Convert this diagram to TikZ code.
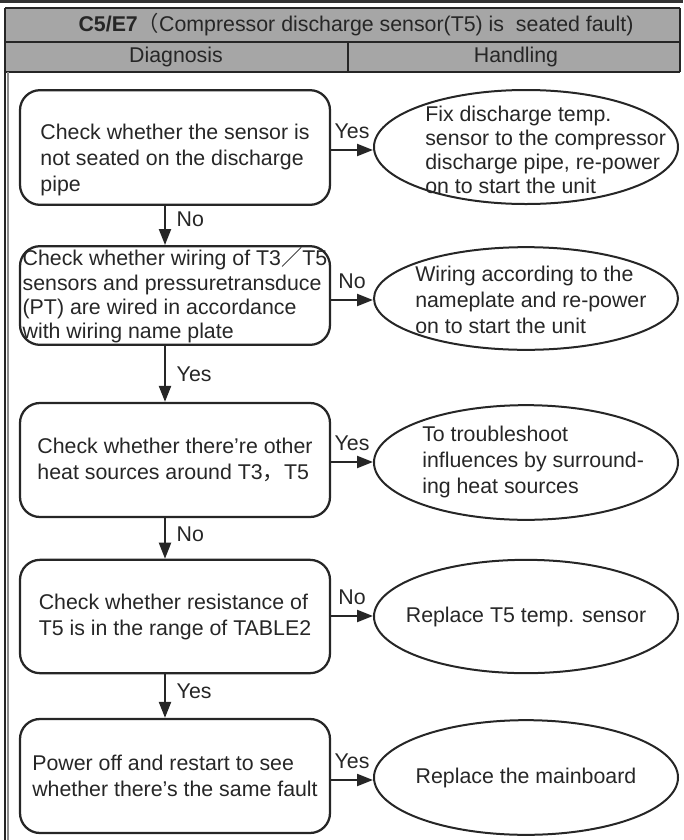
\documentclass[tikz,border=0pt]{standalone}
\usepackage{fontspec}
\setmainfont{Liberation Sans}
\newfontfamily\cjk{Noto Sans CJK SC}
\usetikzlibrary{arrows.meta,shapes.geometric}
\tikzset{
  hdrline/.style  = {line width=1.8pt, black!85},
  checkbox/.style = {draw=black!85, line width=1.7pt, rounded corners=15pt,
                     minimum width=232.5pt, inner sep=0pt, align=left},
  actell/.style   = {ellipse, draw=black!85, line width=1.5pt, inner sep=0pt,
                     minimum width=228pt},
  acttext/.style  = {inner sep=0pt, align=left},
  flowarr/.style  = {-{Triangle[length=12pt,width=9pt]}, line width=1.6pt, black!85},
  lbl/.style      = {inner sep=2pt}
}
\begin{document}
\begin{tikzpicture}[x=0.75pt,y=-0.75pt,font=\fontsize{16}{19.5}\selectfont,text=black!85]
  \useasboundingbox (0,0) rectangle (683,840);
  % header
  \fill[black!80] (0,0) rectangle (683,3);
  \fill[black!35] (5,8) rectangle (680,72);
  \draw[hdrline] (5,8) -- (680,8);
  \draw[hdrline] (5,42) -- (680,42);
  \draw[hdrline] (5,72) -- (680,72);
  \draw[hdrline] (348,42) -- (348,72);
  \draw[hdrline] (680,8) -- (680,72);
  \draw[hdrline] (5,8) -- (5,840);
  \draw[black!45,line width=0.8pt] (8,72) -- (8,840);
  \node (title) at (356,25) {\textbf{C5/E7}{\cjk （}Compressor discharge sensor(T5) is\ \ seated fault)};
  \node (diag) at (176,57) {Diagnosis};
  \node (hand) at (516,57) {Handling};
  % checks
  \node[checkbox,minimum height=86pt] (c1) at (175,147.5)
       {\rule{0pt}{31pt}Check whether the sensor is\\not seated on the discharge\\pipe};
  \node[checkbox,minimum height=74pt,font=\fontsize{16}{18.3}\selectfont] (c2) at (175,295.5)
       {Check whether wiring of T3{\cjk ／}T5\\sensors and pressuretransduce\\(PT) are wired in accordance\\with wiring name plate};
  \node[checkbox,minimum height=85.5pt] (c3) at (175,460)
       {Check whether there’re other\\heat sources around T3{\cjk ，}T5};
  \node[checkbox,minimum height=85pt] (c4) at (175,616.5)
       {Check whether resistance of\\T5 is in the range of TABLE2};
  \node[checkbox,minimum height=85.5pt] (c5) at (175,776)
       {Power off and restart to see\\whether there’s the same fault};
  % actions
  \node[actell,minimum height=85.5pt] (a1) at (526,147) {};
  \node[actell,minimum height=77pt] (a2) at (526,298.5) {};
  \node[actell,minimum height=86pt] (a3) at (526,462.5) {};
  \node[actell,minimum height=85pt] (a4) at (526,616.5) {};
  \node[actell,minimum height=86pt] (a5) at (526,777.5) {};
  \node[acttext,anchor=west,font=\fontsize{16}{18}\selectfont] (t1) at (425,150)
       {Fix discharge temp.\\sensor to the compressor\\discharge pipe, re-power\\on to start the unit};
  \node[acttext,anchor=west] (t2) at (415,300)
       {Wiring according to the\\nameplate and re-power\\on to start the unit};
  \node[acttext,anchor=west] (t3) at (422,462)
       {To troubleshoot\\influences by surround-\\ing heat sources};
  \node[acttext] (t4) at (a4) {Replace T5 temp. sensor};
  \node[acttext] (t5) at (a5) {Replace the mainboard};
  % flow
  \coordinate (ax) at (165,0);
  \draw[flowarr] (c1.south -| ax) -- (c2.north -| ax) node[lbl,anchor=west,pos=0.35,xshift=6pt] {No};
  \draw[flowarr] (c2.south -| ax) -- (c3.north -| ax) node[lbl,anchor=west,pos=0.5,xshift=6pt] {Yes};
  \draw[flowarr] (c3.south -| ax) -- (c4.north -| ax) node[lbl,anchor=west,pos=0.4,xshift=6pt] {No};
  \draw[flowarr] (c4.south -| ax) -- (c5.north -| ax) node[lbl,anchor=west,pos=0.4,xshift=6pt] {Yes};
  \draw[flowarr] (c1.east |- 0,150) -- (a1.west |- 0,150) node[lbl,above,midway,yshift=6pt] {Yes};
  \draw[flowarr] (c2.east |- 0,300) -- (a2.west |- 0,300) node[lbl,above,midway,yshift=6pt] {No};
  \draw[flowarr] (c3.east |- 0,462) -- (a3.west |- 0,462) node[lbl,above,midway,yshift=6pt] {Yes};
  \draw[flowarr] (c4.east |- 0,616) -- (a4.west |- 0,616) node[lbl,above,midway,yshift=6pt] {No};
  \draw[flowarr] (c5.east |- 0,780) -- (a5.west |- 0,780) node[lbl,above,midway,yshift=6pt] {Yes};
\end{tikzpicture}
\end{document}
+--
Skip the images and write out the rest of the listing exactly.

• _Solution_:
Convert this diagram to TikZ code.
\documentclass[tikz,border=0pt]{standalone}
\usepackage{fontspec}
\setmainfont{Liberation Sans}
\newfontfamily\cjk{Noto Sans CJK SC}
\usetikzlibrary{arrows.meta,shapes.geometric}
\tikzset{
  hdrline/.style  = {line width=1.8pt, black!85},
  checkbox/.style = {draw=black!85, line width=1.7pt, rounded corners=15pt,
                     minimum width=232.5pt, inner sep=0pt, align=left},
  actell/.style   = {ellipse, draw=black!85, line width=1.5pt, inner sep=0pt,
                     minimum width=228pt},
  acttext/.style  = {inner sep=0pt, align=left},
  flowarr/.style  = {-{Triangle[length=12pt,width=9pt]}, line width=1.6pt, black!85},
  lbl/.style      = {inner sep=2pt}
}
\begin{document}
\begin{tikzpicture}[x=0.75pt,y=-0.75pt,font=\fontsize{16}{19.5}\selectfont,text=black!85]
  \useasboundingbox (0,0) rectangle (683,840);
  % header
  \fill[black!80] (0,0) rectangle (683,3);
  \fill[black!35] (5,8) rectangle (680,72);
  \draw[hdrline] (5,8) -- (680,8);
  \draw[hdrline] (5,42) -- (680,42);
  \draw[hdrline] (5,72) -- (680,72);
  \draw[hdrline] (348,42) -- (348,72);
  \draw[hdrline] (680,8) -- (680,72);
  \draw[hdrline] (5,8) -- (5,840);
  \draw[black!45,line width=0.8pt] (8,72) -- (8,840);
  \node (title) at (356,25) {\textbf{C5/E7}{\cjk （}Compressor discharge sensor(T5) is\ \ seated fault)};
  \node (diag) at (176,57) {Diagnosis};
  \node (hand) at (516,57) {Handling};
  % checks
  \node[checkbox,minimum height=86pt] (c1) at (175,147.5)
       {\rule{0pt}{31pt}Check whether the sensor is\\not seated on the discharge\\pipe};
  \node[checkbox,minimum height=74pt,font=\fontsize{16}{18.3}\selectfont] (c2) at (175,295.5)
       {Check whether wiring of T3{\cjk ／}T5\\sensors and pressuretransduce\\(PT) are wired in accordance\\with wiring name plate};
  \node[checkbox,minimum height=85.5pt] (c3) at (175,460)
       {Check whether there’re other\\heat sources around T3{\cjk ，}T5};
  \node[checkbox,minimum height=85pt] (c4) at (175,616.5)
       {Check whether resistance of\\T5 is in the range of TABLE2};
  \node[checkbox,minimum height=85.5pt] (c5) at (175,776)
       {Power off and restart to see\\whether there’s the same fault};
  % actions
  \node[actell,minimum height=85.5pt] (a1) at (526,147) {};
  \node[actell,minimum height=77pt] (a2) at (526,298.5) {};
  \node[actell,minimum height=86pt] (a3) at (526,462.5) {};
  \node[actell,minimum height=85pt] (a4) at (526,616.5) {};
  \node[actell,minimum height=86pt] (a5) at (526,777.5) {};
  \node[acttext,anchor=west,font=\fontsize{16}{18}\selectfont] (t1) at (425,150)
       {Fix discharge temp.\\sensor to the compressor\\discharge pipe, re-power\\on to start the unit};
  \node[acttext,anchor=west] (t2) at (415,300)
       {Wiring according to the\\nameplate and re-power\\on to start the unit};
  \node[acttext,anchor=west] (t3) at (422,462)
       {To troubleshoot\\influences by surround-\\ing heat sources};
  \node[acttext] (t4) at (a4) {Replace T5 temp. sensor};
  \node[acttext] (t5) at (a5) {Replace the mainboard};
  % flow
  \coordinate (ax) at (165,0);
  \draw[flowarr] (c1.south -| ax) -- (c2.north -| ax) node[lbl,anchor=west,pos=0.35,xshift=6pt] {No};
  \draw[flowarr] (c2.south -| ax) -- (c3.north -| ax) node[lbl,anchor=west,pos=0.5,xshift=6pt] {Yes};
  \draw[flowarr] (c3.south -| ax) -- (c4.north -| ax) node[lbl,anchor=west,pos=0.4,xshift=6pt] {No};
  \draw[flowarr] (c4.south -| ax) -- (c5.north -| ax) node[lbl,anchor=west,pos=0.4,xshift=6pt] {Yes};
  \draw[flowarr] (c1.east |- 0,150) -- (a1.west |- 0,150) node[lbl,above,midway,yshift=6pt] {Yes};
  \draw[flowarr] (c2.east |- 0,300) -- (a2.west |- 0,300) node[lbl,above,midway,yshift=6pt] {No};
  \draw[flowarr] (c3.east |- 0,462) -- (a3.west |- 0,462) node[lbl,above,midway,yshift=6pt] {Yes};
  \draw[flowarr] (c4.east |- 0,616) -- (a4.west |- 0,616) node[lbl,above,midway,yshift=6pt] {No};
  \draw[flowarr] (c5.east |- 0,780) -- (a5.west |- 0,780) node[lbl,above,midway,yshift=6pt] {Yes};
\end{tikzpicture}
\end{document}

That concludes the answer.